Prompt: Pull out every line of the listing below where "with" appears.

Data provided:
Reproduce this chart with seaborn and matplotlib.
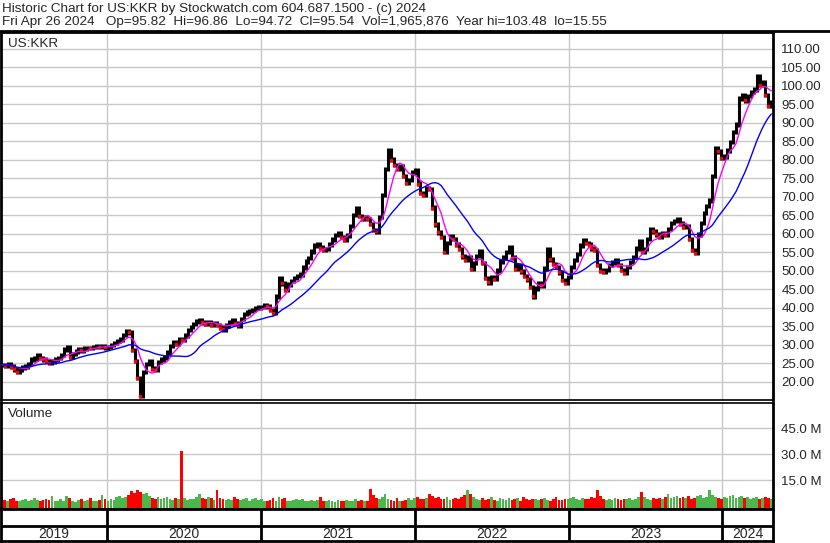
==
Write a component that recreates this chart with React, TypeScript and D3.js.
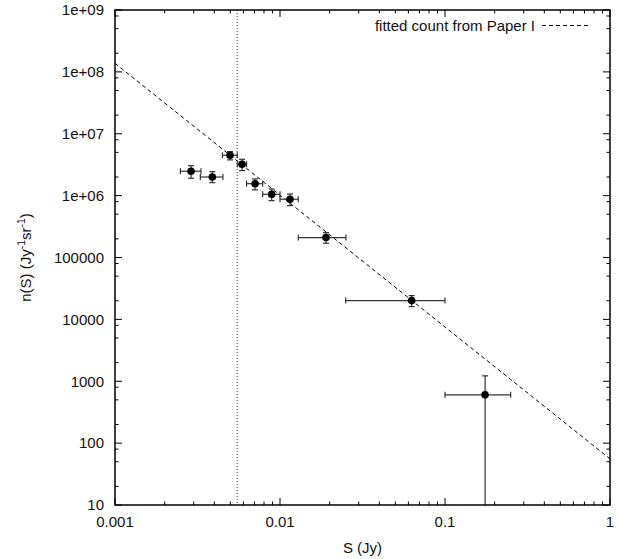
==
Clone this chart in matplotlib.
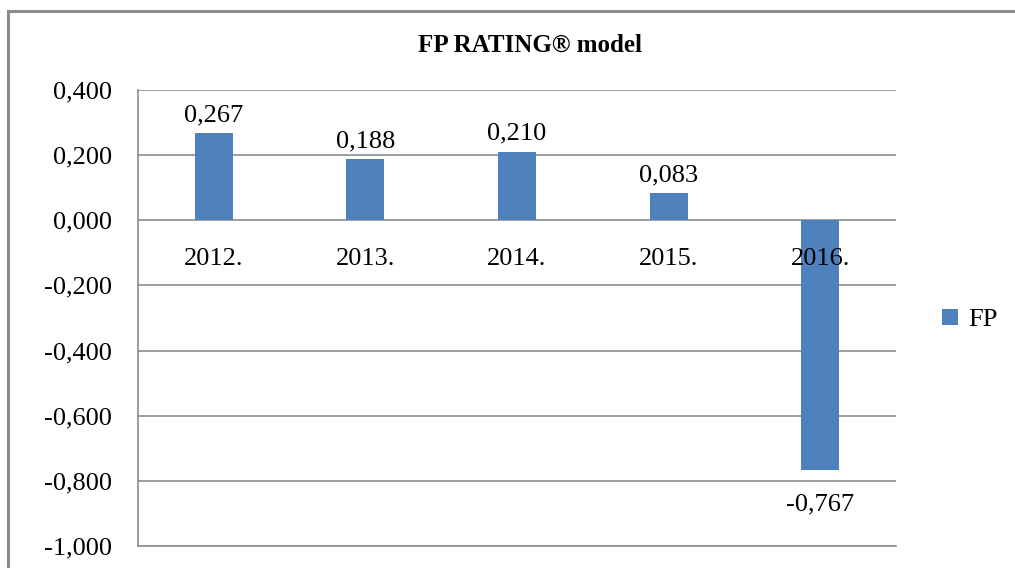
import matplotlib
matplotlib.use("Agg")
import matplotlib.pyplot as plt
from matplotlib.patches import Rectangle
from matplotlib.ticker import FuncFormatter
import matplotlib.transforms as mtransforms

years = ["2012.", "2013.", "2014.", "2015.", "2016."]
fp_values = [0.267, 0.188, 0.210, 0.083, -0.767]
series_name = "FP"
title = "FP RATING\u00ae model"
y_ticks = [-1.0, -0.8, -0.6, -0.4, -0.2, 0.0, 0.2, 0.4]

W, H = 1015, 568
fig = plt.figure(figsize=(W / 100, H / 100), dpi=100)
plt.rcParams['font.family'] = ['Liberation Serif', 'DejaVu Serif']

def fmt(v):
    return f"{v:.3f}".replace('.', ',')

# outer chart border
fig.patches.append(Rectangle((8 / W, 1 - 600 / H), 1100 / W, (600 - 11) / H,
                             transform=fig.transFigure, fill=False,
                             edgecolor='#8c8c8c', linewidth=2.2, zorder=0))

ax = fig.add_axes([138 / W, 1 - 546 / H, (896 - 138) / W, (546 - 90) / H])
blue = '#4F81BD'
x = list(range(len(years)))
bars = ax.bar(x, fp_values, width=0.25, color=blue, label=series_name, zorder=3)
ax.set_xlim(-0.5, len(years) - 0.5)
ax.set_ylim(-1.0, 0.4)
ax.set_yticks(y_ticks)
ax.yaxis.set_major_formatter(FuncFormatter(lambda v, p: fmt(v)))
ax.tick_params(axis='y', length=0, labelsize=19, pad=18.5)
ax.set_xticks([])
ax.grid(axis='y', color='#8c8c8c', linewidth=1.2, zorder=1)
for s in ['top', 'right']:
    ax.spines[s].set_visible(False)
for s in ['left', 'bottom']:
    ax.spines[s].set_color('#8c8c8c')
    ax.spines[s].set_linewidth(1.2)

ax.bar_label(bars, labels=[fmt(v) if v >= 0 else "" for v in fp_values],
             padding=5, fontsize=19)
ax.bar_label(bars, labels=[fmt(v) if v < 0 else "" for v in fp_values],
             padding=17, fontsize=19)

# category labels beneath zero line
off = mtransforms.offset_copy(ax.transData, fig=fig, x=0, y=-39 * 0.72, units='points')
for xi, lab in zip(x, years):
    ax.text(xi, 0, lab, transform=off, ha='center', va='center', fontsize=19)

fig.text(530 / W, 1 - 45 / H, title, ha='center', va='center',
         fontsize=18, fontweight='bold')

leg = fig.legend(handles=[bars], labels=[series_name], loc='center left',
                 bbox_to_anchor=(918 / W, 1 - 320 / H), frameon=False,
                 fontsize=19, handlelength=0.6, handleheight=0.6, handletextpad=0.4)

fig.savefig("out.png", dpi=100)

Output for this exercise:
Reproduce this chart with seaborn and matplotlib.
Write a component that recreates this chart with React, TypeScript and D3.js.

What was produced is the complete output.